In my last post, I was explaining that the spread is the difference between the bid and ask prices on a stock, and that the spread contributes to the cost of trading stocks. Is there anything we can do to reduce the trading costs due to spreads? You can try to do this with what is called a limit order (rather than the simpler market order), but results are not guaranteed.

A market order is an order to trade stock where you are saying, “just give me the best available price right now.” So, for a buy order you will get the ask price, and for a sell order you will get the bid price. Things get a little more complicated if you buy enough shares to exhaust the shares available at the current bid or ask price, but this is a subject for the next post.

A limit order is an order to trade stock where you are saying, “give me the best available price as long as it is \$X or better,” where \$X is a price you specify. If there is no stock available at your price, then the order is held until the stock price reaches your price. Limit orders usually expire at the end of the day if they are not filled by then.

An Example

Suppose that you want to put about \$10,000 into Sapiens International Corp (ticker SPNS). As I write this, the current quote is bid \$1.45 and ask \$1.60, for a spread of 15 cents. You decide that you want 6000 shares. Using the same method as in my last post, you can expect your trading cost to be the commission plus a spread cost of

(6000 shares) x (1/2) x (15 cents) = \$450.

Ouch! In reality, the spread cost is even higher than this because the current quote shows that there are only 2500 shares available at \$1.60 (for more on this, go here). You will buy the remaining 3500 shares at a higher price. What can you do about this?

You could try a limit order to get the price in the middle of the spread. Suppose that you place an order to buy 6000 shares of SPNS at \$1.52 or lower. And then you wait. Maybe your order will get filled for all 6000 shares at \$1.52. Great! You have saved the spread cost. You get to feel clever for a while.

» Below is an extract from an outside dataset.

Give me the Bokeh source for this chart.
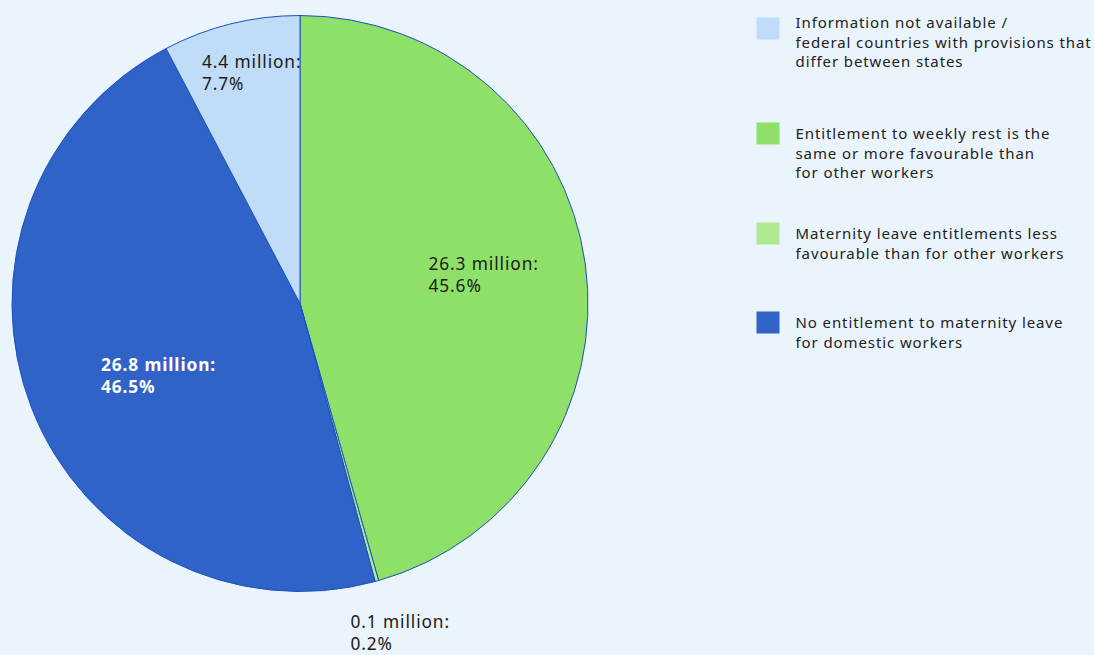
import math
from bokeh.plotting import figure
from bokeh.models import Range1d, ColumnDataSource
from bokeh.core.properties import value
from bokeh.embed import file_html
from bokeh.resources import INLINE

# ---- data ----
categories = [
    "Entitlement to weekly rest is the\nsame or more favourable than\nfor other workers",
    "Maternity leave entitlements less\nfavourable than for other workers",
    "No entitlement to maternity leave\nfor domestic workers",
    "Information not available /\nfederal countries with provisions that\ndiffer between states",
]
millions = [26.3, 0.1, 26.8, 4.4]
percents = [45.6, 0.2, 46.5, 7.7]
colors = ["#8EE068", "#AFEA93", "#3063C7", "#BFDCF9"]
legend_order = [3, 0, 1, 2]

# ---- layout ----
W, H = 1094, 655
BG = "#EAF4FD"
FONT = "Noto Sans"
TXT_SHIFT = -7.5
def Y(screen_y):
    return H - screen_y
def X(screen_x):
    return screen_x

cx, cy, R = X(299.5), Y(303), 288

p = figure(width=W, height=H, output_backend="svg", toolbar_location=None,
           x_range=Range1d(0, W), y_range=Range1d(0, H), min_border=0)
p.axis.visible = False
p.grid.visible = False
p.outline_line_color = None
p.background_fill_color = BG
p.border_fill_color = BG

total = sum(percents)
starts, ends = [], []
cum = 0.0
for v in percents:
    starts.append(math.pi / 2 - cum / total * 2 * math.pi)
    cum += v
    ends.append(math.pi / 2 - cum / total * 2 * math.pi)

src = ColumnDataSource(dict(x=[cx] * 4, y=[cy] * 4, s=starts, e=ends, c=colors))
p.wedge(x="x", y="y", radius=R, radius_units="screen", start_angle="s", end_angle="e",
        direction="clock", fill_color="c", line_color="#1E50C0", line_width=1, source=src)

# data labels
label_pos = [(428, 270.5), (350, 628.5), (100.5, 371), (201.5, 68.5)]
label_col = ["#1a1a1a", "#1a1a1a", "#ffffff", "#1a1a1a"]
label_wt = ["normal", "normal", "bold", "normal"]
for i in range(4):
    lines = [f"{millions[i]} million:", f"{percents[i]}%"]
    sx, sy = label_pos[i]
    for j, t in enumerate(lines):
        p.text(x=[X(sx)], y=[Y(sy + 22 * j + TXT_SHIFT)], text=[t], text_font=value(FONT),
               text_font_size="17.3px", text_color=label_col[i], text_font_style=label_wt[i],
               text_baseline="alphabetic", text_align="left")

# legend
sq_centers = [28, 133, 233, 322]
txt_base = [29.3, 140, 240, 329]
for k, idx in enumerate(legend_order):
    p.rect(x=[X(767.5)], y=[Y(sq_centers[k])], width=23, height=22,
           width_units="screen", height_units="screen", fill_color=colors[idx], line_color=None)
    for j, t in enumerate(categories[idx].split("\n")):
        p.text(x=[X(795)], y=[Y(txt_base[k] + 19.5 * j + TXT_SHIFT)], text=[t], text_font=value(FONT),
               text_font_size="15px", text_color="#222222",
               text_baseline="alphabetic", text_align="left")

html = file_html(p, INLINE)
html = html.replace("</head>",
                    "<style>html,body{background:%s;letter-spacing:0.9px;}</style></head>" % BG, 1)
open("out.html", "w").write(html)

But what happens if your order is never filled? Maybe you were right that this is a good company, and no other trader is willing to sell shares at your limit price. The stock price rises a little before the end of the day, and rises a little more the next day. So, now you either abandon this stock or buy it at an even higher price than the \$1.60 you could have had originally.

So your attempt to save on the spread either works or ends up costing you more than the initial spread. This doesn’t mean that there is anything wrong with limit orders. It’s just that they are not a guaranteed way to avoid trading costs caused by the spread.